### [Problem to work on]
Count, in the entries below, the lines in which "this" occurs. Give the number, nothing more.

### [Supplied material]
--- Begin ---

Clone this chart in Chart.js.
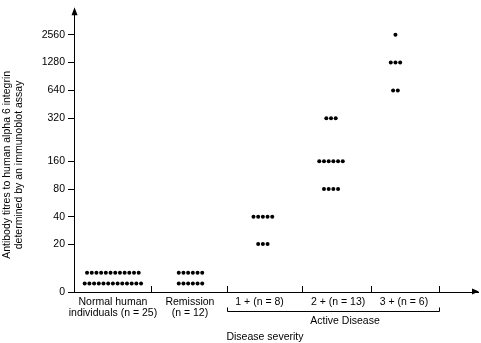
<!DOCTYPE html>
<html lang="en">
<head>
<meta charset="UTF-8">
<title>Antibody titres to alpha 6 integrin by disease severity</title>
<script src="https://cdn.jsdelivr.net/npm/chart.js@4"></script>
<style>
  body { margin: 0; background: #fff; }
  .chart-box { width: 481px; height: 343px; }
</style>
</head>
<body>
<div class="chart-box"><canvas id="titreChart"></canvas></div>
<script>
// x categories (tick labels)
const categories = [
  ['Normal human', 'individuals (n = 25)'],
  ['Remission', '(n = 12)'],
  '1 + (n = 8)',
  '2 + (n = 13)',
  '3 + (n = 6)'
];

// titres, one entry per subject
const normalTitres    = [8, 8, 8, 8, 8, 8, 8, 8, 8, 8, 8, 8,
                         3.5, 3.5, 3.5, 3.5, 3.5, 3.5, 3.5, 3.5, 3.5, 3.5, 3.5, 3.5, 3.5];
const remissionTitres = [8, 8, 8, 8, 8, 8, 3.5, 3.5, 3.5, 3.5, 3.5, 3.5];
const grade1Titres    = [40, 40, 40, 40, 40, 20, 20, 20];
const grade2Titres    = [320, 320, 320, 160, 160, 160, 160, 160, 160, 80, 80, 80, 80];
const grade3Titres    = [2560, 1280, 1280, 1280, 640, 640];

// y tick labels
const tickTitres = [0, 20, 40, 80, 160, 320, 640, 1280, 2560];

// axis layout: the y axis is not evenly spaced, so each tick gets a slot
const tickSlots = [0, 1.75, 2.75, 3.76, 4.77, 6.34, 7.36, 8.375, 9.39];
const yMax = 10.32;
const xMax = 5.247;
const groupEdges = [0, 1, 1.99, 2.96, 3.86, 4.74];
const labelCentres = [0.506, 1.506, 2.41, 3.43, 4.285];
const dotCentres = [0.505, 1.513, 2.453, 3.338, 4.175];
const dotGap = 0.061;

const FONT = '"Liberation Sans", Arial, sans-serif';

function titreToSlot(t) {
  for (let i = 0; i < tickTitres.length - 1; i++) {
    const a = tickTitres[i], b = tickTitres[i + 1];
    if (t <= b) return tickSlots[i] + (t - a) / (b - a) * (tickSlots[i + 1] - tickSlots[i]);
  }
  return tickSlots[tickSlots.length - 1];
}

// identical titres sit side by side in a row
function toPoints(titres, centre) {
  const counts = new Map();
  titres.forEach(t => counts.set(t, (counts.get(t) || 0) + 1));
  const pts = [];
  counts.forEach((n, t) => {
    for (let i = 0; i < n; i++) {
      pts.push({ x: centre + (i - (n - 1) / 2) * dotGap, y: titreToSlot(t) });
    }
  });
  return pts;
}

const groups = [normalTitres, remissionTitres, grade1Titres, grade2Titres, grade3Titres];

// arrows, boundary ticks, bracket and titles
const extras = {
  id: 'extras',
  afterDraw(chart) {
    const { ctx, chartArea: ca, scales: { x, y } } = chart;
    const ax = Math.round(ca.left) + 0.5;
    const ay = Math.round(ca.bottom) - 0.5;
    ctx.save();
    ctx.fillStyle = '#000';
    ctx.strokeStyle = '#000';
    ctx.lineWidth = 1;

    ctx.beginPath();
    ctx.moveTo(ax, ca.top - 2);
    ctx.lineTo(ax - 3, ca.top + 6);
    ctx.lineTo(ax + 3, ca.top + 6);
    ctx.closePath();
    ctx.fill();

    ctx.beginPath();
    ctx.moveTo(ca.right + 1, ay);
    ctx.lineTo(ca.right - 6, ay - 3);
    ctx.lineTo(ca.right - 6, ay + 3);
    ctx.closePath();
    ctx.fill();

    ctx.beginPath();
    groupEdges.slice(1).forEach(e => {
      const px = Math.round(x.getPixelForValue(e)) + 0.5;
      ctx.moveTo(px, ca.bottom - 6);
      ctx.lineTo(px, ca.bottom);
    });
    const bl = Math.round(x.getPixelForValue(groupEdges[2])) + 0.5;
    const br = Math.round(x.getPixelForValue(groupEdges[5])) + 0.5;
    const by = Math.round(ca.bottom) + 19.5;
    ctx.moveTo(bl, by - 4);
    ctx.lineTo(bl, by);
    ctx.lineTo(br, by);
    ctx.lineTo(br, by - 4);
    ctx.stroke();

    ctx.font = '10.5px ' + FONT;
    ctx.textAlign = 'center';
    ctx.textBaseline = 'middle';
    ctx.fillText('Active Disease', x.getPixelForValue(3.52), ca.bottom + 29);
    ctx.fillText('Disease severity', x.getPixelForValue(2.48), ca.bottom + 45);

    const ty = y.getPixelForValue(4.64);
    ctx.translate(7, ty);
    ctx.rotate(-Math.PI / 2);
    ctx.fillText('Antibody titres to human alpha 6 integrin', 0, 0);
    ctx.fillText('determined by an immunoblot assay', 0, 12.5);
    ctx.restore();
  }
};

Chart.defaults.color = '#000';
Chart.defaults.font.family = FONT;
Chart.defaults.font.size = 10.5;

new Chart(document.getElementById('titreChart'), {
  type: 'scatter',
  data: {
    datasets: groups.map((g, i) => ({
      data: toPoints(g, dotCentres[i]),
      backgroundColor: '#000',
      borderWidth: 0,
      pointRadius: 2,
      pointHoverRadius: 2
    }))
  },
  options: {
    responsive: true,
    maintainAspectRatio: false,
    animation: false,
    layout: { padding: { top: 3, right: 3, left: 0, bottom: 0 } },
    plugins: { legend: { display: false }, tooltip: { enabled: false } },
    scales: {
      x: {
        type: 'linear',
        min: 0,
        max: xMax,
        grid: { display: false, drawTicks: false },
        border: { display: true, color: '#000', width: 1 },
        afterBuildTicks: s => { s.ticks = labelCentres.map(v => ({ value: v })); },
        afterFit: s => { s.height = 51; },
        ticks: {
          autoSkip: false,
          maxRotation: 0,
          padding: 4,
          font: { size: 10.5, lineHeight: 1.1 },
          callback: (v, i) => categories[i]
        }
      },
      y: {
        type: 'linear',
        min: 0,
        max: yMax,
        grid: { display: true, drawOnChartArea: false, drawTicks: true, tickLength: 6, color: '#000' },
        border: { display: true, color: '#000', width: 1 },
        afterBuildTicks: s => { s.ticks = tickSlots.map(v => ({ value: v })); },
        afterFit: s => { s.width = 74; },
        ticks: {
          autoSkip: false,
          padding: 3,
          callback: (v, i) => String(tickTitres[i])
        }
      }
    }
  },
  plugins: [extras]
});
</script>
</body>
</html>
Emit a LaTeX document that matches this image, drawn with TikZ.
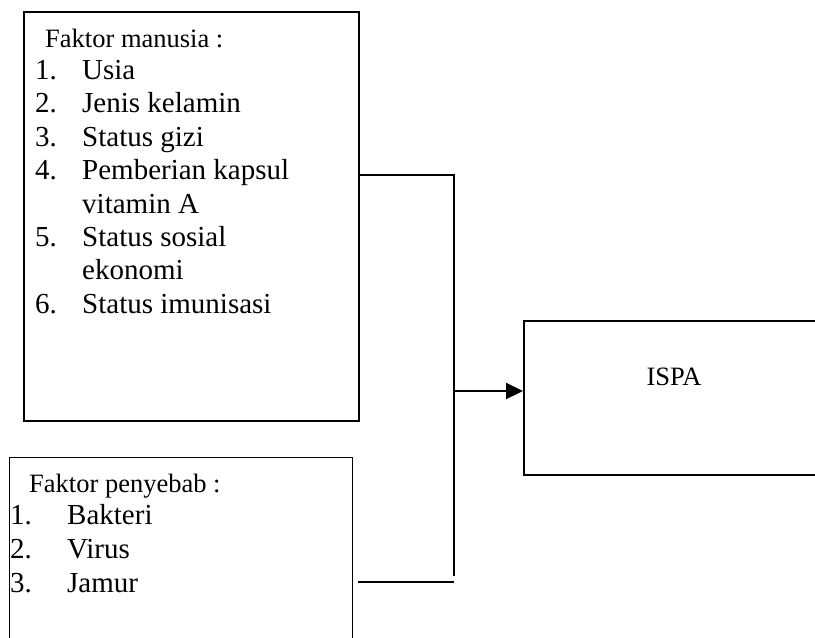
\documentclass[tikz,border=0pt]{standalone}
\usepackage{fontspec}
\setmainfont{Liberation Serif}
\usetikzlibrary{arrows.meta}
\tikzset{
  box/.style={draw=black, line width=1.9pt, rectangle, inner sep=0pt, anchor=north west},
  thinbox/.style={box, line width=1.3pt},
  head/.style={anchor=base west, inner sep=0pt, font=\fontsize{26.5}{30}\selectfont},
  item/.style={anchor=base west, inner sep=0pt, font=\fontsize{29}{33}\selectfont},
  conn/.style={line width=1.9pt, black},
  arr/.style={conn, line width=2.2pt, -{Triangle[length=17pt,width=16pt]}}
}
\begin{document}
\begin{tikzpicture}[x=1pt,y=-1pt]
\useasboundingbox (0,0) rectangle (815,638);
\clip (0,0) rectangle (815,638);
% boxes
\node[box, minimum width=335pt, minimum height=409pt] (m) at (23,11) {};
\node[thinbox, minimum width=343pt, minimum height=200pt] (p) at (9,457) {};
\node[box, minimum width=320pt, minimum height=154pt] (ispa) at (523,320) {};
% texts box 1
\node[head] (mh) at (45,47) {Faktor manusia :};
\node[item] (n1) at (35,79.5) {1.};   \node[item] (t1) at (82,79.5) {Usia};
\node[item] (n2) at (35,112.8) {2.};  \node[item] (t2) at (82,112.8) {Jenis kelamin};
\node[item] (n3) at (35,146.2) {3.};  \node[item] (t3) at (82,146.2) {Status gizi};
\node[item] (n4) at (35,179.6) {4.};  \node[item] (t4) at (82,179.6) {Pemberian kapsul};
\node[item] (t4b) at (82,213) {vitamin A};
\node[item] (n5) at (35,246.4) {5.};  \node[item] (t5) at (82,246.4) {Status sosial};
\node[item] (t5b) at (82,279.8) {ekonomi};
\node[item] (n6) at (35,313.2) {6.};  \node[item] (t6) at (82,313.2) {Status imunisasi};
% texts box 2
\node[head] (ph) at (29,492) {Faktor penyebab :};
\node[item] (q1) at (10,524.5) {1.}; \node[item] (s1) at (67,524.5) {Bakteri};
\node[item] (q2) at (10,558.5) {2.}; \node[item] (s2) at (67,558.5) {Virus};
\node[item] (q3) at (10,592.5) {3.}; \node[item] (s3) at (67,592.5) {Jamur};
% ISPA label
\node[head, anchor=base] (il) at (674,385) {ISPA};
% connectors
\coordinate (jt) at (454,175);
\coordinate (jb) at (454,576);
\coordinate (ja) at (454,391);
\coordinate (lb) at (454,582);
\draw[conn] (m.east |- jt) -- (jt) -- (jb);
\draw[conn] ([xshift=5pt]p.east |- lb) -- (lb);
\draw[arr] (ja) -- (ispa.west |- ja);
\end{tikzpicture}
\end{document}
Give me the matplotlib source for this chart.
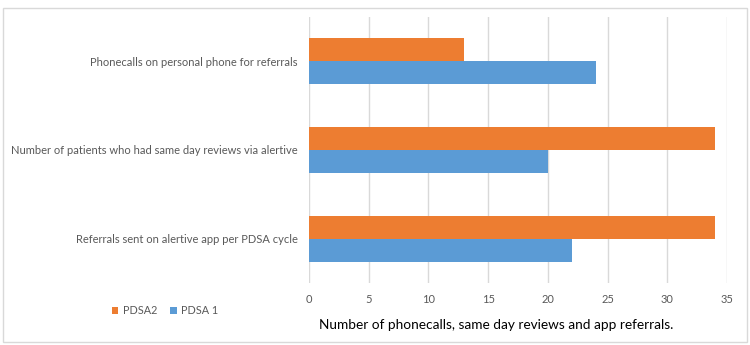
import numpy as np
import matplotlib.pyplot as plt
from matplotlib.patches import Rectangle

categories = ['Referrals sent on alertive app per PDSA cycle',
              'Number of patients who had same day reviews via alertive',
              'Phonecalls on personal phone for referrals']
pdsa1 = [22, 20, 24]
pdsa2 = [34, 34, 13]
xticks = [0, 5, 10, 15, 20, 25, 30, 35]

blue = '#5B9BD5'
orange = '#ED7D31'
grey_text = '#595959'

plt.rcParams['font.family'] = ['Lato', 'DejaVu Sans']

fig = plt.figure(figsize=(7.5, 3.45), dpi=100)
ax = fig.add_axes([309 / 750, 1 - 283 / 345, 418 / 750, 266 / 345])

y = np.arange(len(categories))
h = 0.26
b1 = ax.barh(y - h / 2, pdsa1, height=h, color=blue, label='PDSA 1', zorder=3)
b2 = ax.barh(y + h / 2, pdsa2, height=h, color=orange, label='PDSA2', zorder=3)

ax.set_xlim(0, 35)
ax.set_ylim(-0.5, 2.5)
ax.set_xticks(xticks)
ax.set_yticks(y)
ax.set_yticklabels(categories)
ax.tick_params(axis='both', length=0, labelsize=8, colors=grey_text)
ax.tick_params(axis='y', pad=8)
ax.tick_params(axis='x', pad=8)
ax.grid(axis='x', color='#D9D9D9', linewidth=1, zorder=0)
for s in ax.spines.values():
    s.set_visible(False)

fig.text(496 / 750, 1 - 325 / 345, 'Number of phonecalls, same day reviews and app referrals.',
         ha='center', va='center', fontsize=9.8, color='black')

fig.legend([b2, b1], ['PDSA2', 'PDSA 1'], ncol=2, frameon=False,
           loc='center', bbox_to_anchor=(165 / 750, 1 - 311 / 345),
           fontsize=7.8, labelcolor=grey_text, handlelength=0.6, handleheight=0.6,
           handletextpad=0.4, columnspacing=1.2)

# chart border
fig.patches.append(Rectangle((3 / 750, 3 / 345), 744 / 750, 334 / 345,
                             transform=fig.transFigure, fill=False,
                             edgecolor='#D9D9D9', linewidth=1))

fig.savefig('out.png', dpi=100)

--- End ---

### [Worked solution]
3